▶ **What you have to do**
Look through the data below. Pick out the lines holding the string "that".

[Entries with chart source code]
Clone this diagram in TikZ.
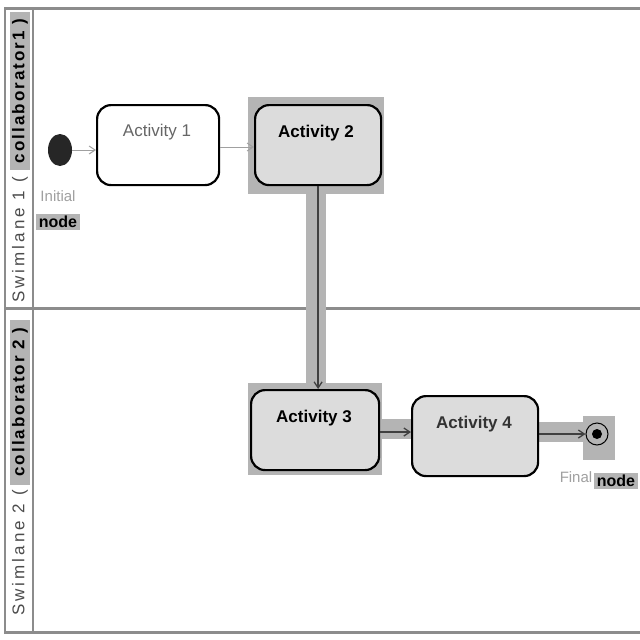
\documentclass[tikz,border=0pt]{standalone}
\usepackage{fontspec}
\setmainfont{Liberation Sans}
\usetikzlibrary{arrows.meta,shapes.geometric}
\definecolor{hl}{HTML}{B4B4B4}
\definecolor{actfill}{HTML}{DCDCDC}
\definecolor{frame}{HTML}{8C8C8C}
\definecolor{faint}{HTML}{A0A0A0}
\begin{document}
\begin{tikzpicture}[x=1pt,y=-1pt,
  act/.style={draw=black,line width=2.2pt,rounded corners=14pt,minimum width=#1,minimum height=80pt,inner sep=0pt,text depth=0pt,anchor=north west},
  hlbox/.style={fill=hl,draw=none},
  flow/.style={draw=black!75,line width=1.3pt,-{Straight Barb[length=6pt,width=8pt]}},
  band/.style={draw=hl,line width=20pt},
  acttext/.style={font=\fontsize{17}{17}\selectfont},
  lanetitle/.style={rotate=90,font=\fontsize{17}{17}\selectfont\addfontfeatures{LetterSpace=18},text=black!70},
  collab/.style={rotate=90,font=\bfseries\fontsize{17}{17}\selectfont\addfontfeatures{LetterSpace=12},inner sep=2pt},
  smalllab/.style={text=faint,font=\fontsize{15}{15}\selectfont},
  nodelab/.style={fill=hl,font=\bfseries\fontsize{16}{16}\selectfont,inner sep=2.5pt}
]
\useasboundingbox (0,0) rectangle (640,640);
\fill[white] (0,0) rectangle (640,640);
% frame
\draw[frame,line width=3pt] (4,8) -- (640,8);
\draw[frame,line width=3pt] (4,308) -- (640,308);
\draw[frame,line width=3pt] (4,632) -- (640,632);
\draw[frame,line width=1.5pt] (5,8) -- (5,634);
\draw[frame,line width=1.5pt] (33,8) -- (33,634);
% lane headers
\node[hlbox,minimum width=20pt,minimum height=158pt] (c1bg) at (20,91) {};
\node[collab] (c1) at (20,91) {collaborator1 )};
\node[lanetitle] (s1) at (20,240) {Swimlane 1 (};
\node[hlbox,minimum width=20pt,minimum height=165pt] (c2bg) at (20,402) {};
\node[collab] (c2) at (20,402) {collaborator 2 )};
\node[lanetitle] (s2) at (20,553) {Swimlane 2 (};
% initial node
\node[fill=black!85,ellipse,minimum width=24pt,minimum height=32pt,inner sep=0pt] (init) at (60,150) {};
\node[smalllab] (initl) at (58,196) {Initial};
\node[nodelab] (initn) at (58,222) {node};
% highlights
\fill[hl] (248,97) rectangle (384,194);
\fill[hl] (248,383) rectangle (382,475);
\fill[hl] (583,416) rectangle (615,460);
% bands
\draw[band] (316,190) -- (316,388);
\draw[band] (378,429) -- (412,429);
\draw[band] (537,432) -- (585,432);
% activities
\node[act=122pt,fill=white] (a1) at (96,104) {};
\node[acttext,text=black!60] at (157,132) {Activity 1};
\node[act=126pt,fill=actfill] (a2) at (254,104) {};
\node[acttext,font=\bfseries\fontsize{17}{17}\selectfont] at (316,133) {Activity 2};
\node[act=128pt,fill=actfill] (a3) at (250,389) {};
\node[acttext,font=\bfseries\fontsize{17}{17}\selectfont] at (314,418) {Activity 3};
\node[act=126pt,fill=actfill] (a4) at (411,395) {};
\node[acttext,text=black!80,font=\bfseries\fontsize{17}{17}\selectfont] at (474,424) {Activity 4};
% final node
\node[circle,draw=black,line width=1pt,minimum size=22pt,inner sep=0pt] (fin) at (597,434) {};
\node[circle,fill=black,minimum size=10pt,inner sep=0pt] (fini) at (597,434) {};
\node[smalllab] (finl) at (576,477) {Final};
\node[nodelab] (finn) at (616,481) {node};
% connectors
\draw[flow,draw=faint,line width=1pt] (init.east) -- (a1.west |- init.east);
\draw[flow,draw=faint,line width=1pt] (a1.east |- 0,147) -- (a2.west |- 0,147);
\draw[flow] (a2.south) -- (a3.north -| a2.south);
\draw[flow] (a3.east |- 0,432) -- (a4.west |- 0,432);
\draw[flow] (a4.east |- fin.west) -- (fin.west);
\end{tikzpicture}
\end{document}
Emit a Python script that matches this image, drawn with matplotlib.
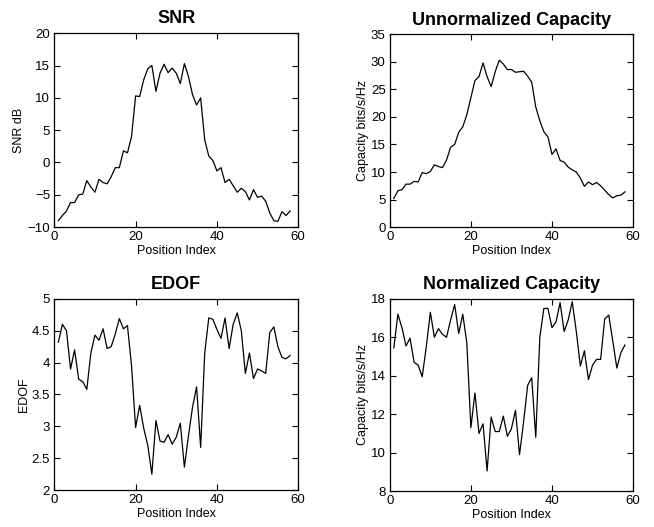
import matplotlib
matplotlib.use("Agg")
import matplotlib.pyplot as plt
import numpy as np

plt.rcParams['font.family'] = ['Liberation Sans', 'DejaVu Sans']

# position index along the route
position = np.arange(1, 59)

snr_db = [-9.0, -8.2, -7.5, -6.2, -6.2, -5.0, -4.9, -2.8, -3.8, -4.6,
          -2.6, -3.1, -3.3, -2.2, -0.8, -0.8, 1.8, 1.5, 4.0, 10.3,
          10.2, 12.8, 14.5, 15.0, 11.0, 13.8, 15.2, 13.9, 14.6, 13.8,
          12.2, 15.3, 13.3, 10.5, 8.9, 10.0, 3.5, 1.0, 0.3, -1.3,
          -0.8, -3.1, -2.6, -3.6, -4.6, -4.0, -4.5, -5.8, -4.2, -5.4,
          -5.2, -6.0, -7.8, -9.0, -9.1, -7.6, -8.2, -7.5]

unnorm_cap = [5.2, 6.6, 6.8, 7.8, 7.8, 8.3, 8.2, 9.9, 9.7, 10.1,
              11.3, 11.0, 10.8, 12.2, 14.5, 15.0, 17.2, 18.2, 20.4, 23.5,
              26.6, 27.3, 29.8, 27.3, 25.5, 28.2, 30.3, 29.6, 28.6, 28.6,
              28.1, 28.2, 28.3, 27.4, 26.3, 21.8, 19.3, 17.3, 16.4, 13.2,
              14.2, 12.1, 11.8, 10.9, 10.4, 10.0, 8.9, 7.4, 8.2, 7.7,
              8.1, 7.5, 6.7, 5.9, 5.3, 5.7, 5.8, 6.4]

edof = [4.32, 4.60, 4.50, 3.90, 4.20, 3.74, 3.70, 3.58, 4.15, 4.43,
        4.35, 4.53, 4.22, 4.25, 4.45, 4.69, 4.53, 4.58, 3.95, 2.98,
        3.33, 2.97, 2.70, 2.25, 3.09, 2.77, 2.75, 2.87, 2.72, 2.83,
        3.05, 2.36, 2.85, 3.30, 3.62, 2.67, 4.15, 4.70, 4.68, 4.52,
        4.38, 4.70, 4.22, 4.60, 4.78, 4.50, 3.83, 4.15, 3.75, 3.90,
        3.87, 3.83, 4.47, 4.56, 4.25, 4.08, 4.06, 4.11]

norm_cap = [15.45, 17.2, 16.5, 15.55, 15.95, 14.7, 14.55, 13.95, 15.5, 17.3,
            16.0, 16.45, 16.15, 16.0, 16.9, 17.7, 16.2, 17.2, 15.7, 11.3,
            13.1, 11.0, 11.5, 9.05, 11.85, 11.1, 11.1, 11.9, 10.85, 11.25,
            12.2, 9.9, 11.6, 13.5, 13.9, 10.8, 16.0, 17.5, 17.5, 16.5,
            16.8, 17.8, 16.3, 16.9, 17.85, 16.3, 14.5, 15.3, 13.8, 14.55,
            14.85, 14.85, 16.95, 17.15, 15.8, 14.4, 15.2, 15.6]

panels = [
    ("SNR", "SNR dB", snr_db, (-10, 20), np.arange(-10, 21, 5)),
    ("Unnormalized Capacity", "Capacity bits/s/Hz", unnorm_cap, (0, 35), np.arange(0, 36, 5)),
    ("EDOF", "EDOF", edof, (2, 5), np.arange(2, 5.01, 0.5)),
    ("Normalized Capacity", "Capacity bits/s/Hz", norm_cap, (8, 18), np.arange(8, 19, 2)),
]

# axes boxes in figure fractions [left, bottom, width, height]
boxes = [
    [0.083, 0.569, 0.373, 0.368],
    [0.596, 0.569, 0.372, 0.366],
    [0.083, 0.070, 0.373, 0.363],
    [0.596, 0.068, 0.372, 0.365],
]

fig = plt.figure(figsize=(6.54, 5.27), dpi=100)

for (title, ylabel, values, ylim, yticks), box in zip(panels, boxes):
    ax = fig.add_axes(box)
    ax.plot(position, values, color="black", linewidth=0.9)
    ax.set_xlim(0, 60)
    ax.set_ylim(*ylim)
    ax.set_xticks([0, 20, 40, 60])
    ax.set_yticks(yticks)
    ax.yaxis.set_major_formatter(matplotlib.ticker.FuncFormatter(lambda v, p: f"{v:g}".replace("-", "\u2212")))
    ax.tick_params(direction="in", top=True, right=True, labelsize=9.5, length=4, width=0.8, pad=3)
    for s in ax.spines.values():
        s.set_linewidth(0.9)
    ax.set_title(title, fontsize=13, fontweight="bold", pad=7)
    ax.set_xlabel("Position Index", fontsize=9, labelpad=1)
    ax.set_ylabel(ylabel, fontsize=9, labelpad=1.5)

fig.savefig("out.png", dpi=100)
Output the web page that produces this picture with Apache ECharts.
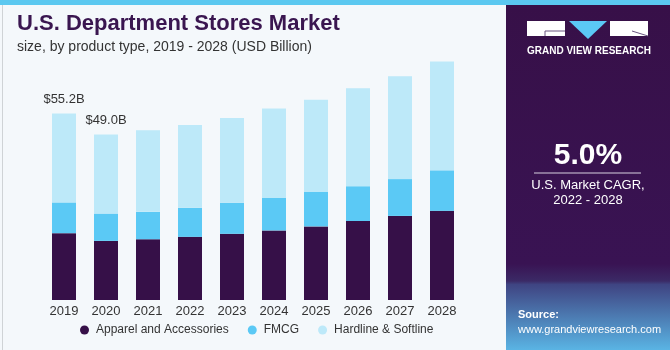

▶ **Correct result**
Emit a Python script that matches this image, drawn with matplotlib.
Output the web page that produces this picture with Apache ECharts.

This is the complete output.